Deglaciation to Holocene Sea-ice History Over Navarin and Pervenets Canyons of the Northern Bering Sea Using Diatoms and Alkenones

The presence or absence of sea-ice over the Bering Sea influences the productivity of its waters as well as the regional climate of Beringia. Not only is the extent and distribution of sea-ice an important climate system feedback because of changes in albedo, it also has the potential to impact oceanographic and atmospheric circulation patterns by altering ocean stratification and impeding gas exchange between the atmosphere and ocean (Smith, et al, 2003). Understanding the history of regional climate change and atmosphere-ice-ocean systems across the western Arctic and North Pacific requires high resolution reconstructions of sea ice extent throughout the Bering Sea.

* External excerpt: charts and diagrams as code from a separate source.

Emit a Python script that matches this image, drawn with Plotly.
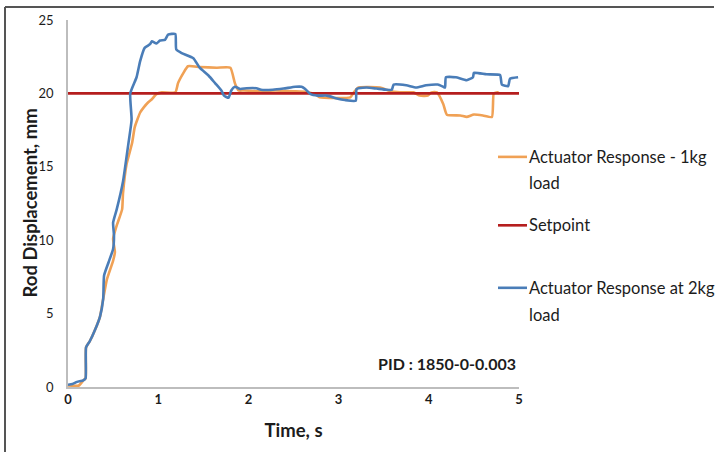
import plotly.graph_objects as go

# Actuator response with 1 kg load
time_1kg = [0.00, 0.12, 0.17, 0.195, 0.20, 0.24, 0.30, 0.355, 0.39, 0.43, 0.50, 0.52, 0.50, 0.54,
            0.60, 0.61, 0.65, 0.71, 0.74, 0.80, 0.84, 0.89, 0.93, 0.98, 1.04, 1.19, 1.22, 1.28,
            1.33, 1.46, 1.65, 1.80, 1.85, 1.89, 1.95, 2.10, 2.30, 2.50, 2.65, 2.75, 2.79, 3.13,
            3.16, 3.22, 3.46, 3.55, 3.68, 3.83, 3.90, 3.99, 4.03, 4.09, 4.16, 4.20, 4.35, 4.42,
            4.50, 4.60, 4.70, 4.72, 4.76, 4.78]
disp_1kg = [0.10, 0.10, 0.45, 0.60, 2.70, 3.10, 3.90, 4.80, 6.00, 7.30, 8.60, 9.20, 10.10, 11.00,
            12.10, 13.20, 15.20, 16.60, 17.70, 18.70, 19.05, 19.40, 19.60, 19.95, 20.07, 20.07,
            20.70, 21.40, 21.85, 21.80, 21.75, 21.75, 20.70, 20.20, 20.20, 20.15, 20.20, 20.15,
            20.10, 19.90, 19.73, 19.73, 20.00, 20.40, 20.40, 20.20, 20.07, 20.07, 19.85, 19.85,
            20.07, 20.07, 19.28, 18.55, 18.50, 18.40, 18.56, 18.50, 18.40, 20.00, 20.07, 20.00]

# Setpoint
time_sp = [0, 5]
disp_sp = [20, 20]

# Actuator response with 2 kg load
time_2kg = [0.00, 0.05, 0.10, 0.17, 0.195, 0.20, 0.24, 0.30, 0.355, 0.39, 0.40, 0.45, 0.50, 0.51,
            0.50, 0.54, 0.61, 0.67, 0.705, 0.69, 0.76, 0.80, 0.85, 0.91, 0.93, 0.98, 1.02, 1.075,
            1.11, 1.19, 1.20, 1.26, 1.39, 1.46, 1.56, 1.63, 1.70, 1.73, 1.78, 1.81, 1.85, 1.91,
            1.98, 2.09, 2.14, 2.27, 2.39, 2.52, 2.59, 2.63, 2.69, 2.77, 2.87, 2.98, 3.07, 3.19,
            3.20, 3.31, 3.42, 3.53, 3.59, 3.61, 3.75, 3.86, 3.97, 4.10, 4.16, 4.18, 4.19, 4.30,
            4.42, 4.49, 4.50, 4.64, 4.79, 4.81, 4.88, 4.90, 4.99]
disp_2kg = [0.15, 0.20, 0.35, 0.45, 0.60, 2.70, 3.10, 3.90, 4.80, 6.00, 7.60, 8.50, 9.40, 10.30,
            11.20, 12.10, 14.00, 16.60, 18.20, 20.00, 21.10, 22.20, 23.10, 23.35, 23.55, 23.40,
            23.60, 23.65, 24.00, 24.05, 23.00, 22.75, 22.40, 21.75, 21.20, 20.70, 20.20, 19.85,
            19.70, 20.20, 20.45, 20.30, 20.35, 20.35, 20.25, 20.25, 20.33, 20.45, 20.45, 20.30,
            19.95, 19.85, 19.85, 19.66, 19.55, 19.50, 20.30, 20.40, 20.33, 20.25, 20.25, 20.60,
            20.55, 20.40, 20.55, 20.60, 20.45, 20.40, 21.10, 21.10, 20.90, 21.10, 21.40, 21.30,
            21.25, 20.60, 20.50, 21.00, 21.10]

series_names = ["Actuator Response - 1kg load", "Setpoint", "Actuator Response at 2kg load"]
series_colors = ["#F0A155", "#B51E1E", "#4A7DB8"]
legend_lines = [["Actuator Response - 1kg", "load"], ["Setpoint"], ["Actuator Response at 2kg", "load"]]

FONT = "Lato, 'Open Sans', sans-serif"
TEXT = "#1c1c1c"

# plot-area geometry in pixels (used to place chart furniture)
W, H = 720, 452
L, R, T, B = 68, 519, 17, 387


def px_x(p):
    return (p - L) / (R - L)


def px_y(p):
    return (B - p) / (B - T)


fig = go.Figure()
for (t, d), name, color in zip([(time_1kg, disp_1kg), (time_sp, disp_sp), (time_2kg, disp_2kg)],
                               series_names, series_colors):
    fig.add_trace(go.Scatter(x=t, y=d, mode="lines", name=name,
                             line=dict(color=color, width=2.6, shape="spline", smoothing=0.45),
                             showlegend=False))

shapes = []
annotations = []

# legend drawn beside the plot
legend_y = [[155, 181], [224], [287, 314]]
for lines, ys, color in zip(legend_lines, legend_y, series_colors):
    shapes.append(dict(type="line", xref="paper", yref="paper",
                       x0=px_x(498), x1=px_x(527), y0=px_y(ys[0]), y1=px_y(ys[0]),
                       line=dict(color=color, width=2.6)))
    for txt, yy in zip(lines, ys):
        annotations.append(dict(text=txt, xref="paper", yref="paper", x=px_x(527), y=px_y(yy),
                                xanchor="left", yanchor="middle", showarrow=False,
                                font=dict(family=FONT, size=16.5, color=TEXT)))

annotations.append(dict(text="<b>PID : 1850-0-0.003</b>", xref="paper", yref="paper",
                        x=px_x(518), y=px_y(363), xanchor="right", yanchor="middle",
                        showarrow=False, font=dict(family=FONT, size=16, color=TEXT)))

# vertical axis title
annotations.append(dict(text="<b>Rod Displacement, mm</b>", xref="paper", yref="paper",
                        x=px_x(29), y=px_y(202), xanchor="center", yanchor="middle",
                        textangle=-90, showarrow=False,
                        font=dict(family=FONT, size=18.5, color=TEXT)))

# chart-area frame
shapes.append(dict(type="line", xref="paper", yref="paper", x0=px_x(5), x1=px_x(714),
                   y0=px_y(4), y1=px_y(4), line=dict(color="#555555", width=2)))
shapes.append(dict(type="line", xref="paper", yref="paper", x0=px_x(5), x1=px_x(5),
                   y0=px_y(4), y1=px_y(460), line=dict(color="#555555", width=2)))

fig.update_layout(
    width=W, height=H,
    margin=dict(l=L, r=W - R, t=T, b=H - B),
    paper_bgcolor="white", plot_bgcolor="white",
    font=dict(family=FONT, color=TEXT),
    shapes=shapes, annotations=annotations,
    xaxis=dict(range=[0, 5], tickvals=[0, 1, 2, 3, 4, 5], showgrid=False, zeroline=False,
               showline=True, linecolor="#BDBDBD", linewidth=1.5, ticks="",
               tickfont=dict(family=FONT, size=13, color=TEXT, weight="bold"),
               title=dict(text="<b>Time, s</b>", font=dict(family=FONT, size=18.5, color=TEXT),
                          standoff=18)),
    yaxis=dict(range=[0, 25], tickvals=[0, 5, 10, 15, 20, 25], showgrid=False, zeroline=False,
               showline=True, linecolor="#BDBDBD", linewidth=1.5, ticks="", ticklabelstandoff=10,
               tickfont=dict(family=FONT, size=13, color=TEXT)),
)

fig.write_html("out.html")
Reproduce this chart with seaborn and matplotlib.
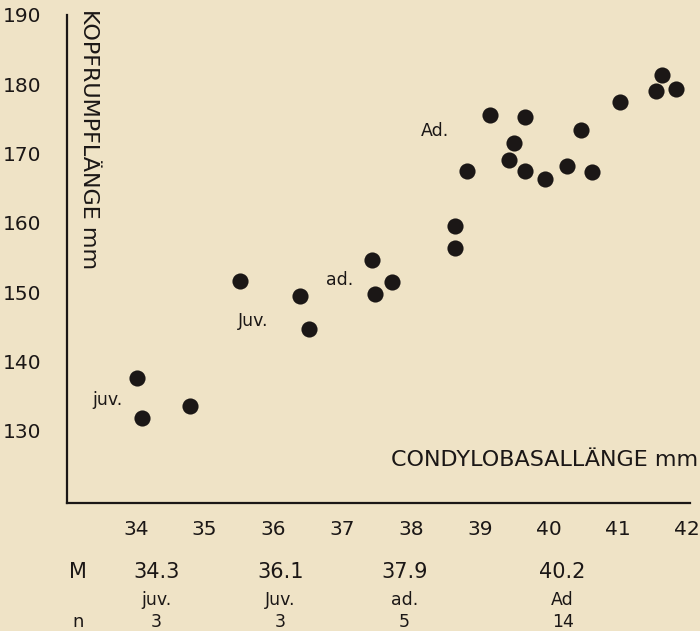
import matplotlib
matplotlib.use("Agg")
import matplotlib.pyplot as plt
import matplotlib.transforms as mtransforms
import seaborn as sns
import pandas as pd

# ---- data ----
juv_x = [34.01, 34.09, 34.79]
juv_y = [137.7, 131.9, 133.6]
Juv_x = [35.51, 36.39, 36.51]
Juv_y = [151.6, 149.5, 144.7]
ad_x = [37.43, 37.47, 37.72, 38.64, 38.63]
ad_y = [154.6, 149.7, 151.5, 159.5, 156.4]
Ad_x = [39.15, 39.66, 41.04, 41.55, 41.65, 41.84, 39.49, 40.46,
        39.42, 38.81, 39.66, 39.94, 40.26, 40.62]
Ad_y = [175.6, 175.3, 177.5, 179.0, 181.3, 179.3, 171.5, 173.4,
        169.1, 167.5, 167.5, 166.4, 168.2, 167.3]

group_names = ["juv.", "Juv.", "ad.", "Ad"]
group_means = [34.3, 36.1, 37.9, 40.2]
group_n = [3, 3, 5, 14]

x_ticks = [34, 35, 36, 37, 38, 39, 40, 41, 42]
y_ticks = [130, 140, 150, 160, 170, 180, 190]

x_label = "CONDYLOBASALLÄNGE mm"
y_label = "KOPFRUMPFLÄNGE mm"

# ---- style ----
BG = "#EFE3C6"
INK = "#1b1716"
sns.set_style("white")
plt.rcParams["font.family"] = ["DejaVu Sans"]
plt.rcParams["text.color"] = INK

df = pd.DataFrame({
    "x": juv_x + Juv_x + ad_x + Ad_x,
    "y": juv_y + Juv_y + ad_y + Ad_y,
})

fig = plt.figure(figsize=(7.0, 6.31), dpi=100, facecolor=BG)
ax = fig.add_axes([67 / 700, 1 - 503 / 631, (690 - 67) / 700, (503 - 15) / 631])
ax.set_facecolor(BG)

sns.scatterplot(data=df, x="x", y="y", ax=ax, s=135, color=INK,
                edgecolor=INK, linewidth=0, legend=False)

ax.set_xlim(33.0, 42.05)
ax.set_ylim(119.6, 190)
ax.set_xticks(x_ticks)
ax.set_yticks(y_ticks)
ax.set_xticklabels([str(v) for v in x_ticks])
ax.set_yticklabels([str(v) for v in y_ticks])
ax.set_xlabel("")
ax.set_ylabel("")

for s in ["top", "right"]:
    ax.spines[s].set_visible(False)
for s in ["left", "bottom"]:
    ax.spines[s].set_color(INK)
    ax.spines[s].set_linewidth(1.6)

ax.tick_params(axis="both", direction="out", length=4.5, width=1.4,
               colors=INK, labelsize=14.5)
ax.tick_params(axis="y", pad=14)
ax.tick_params(axis="x", pad=8)

# axis titles
ax.text(89 / 700, 1 - 9 / 631, y_label, transform=fig.transFigure,
        rotation=-90, ha="center", va="top", fontsize=16, color=INK)
ax.text(698 / 700, 1 - 460 / 631, x_label, transform=fig.transFigure,
        ha="right", va="center", fontsize=16, color=INK)

# group annotations inside plot
ann = [("juv.", 107, 400), ("Juv.", 253, 321), ("ad.", 340, 280), ("Ad.", 435, 131)]
for t, px, py in ann:
    ax.text(px / 700, 1 - py / 631, t, transform=fig.transFigure,
            ha="center", va="center", fontsize=12.5, color=INK)

# summary table below axis
tr = mtransforms.blended_transform_factory(ax.transData, fig.transFigure)
fig.text(78 / 700, 1 - 572 / 631, "M", ha="center", va="center", fontsize=15, color=INK)
fig.text(78 / 700, 1 - 622 / 631, "n", ha="center", va="center", fontsize=13, color=INK)
for name, m, n in zip(group_names, group_means, group_n):
    ax.text(m, 1 - 572 / 631, f"{m:.1f}", transform=tr, ha="center", va="center",
            fontsize=15, color=INK)
    ax.text(m, 1 - 600 / 631, name, transform=tr, ha="center", va="center",
            fontsize=12.5, color=INK)
    ax.text(m, 1 - 622 / 631, str(n), transform=tr, ha="center", va="center",
            fontsize=12.5, color=INK)

fig.savefig("out.png", dpi=100, facecolor=BG)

The variability in the position of the ice edge since the last glacial maximum (LGM) has not been mapped or analyzed in detail in the Bering Sea. While it has been hypothesized that sea ice persisted in the eastern Bering Sea for at least 9 months per year during the LGM (Sancetta, 1983), sea-ice today covers only the Bering continental shelf areas 2 to 5 months per year (de Vernal and Hillaire-Marcel, 2000). What is not known are conditions during deglaciation and the Holocene when sea ice margin productivity in the Bering could have influenced the quality of nutrient rich waters flowing to the Arctic with submergence of the Bering Strait. This study presents preliminary results from a 1441 cm-long core extracted between Navarin and Pervenets Canyons. Future work will expand the spatial coverage to include several sites across the Bering Sea and will result in a compilation of maps showing the changing extent and duration of sea ice since the LGM. Down-core changes (at 500 year intervals) in diatom assemblages are documented since the LGM in order to detect the presence or absence of sea ice. Diatom species such as Fragilariopsis grunowii, F. cylindrus,and Thalassiosira gravida are used as indicators of sea ice. These data are compared with the U^K₃₇ index derived from alkenones and a δ ¹⁸O record from foraminifera in order to document changes in SST, nutrient cycling and productivity since the LGM.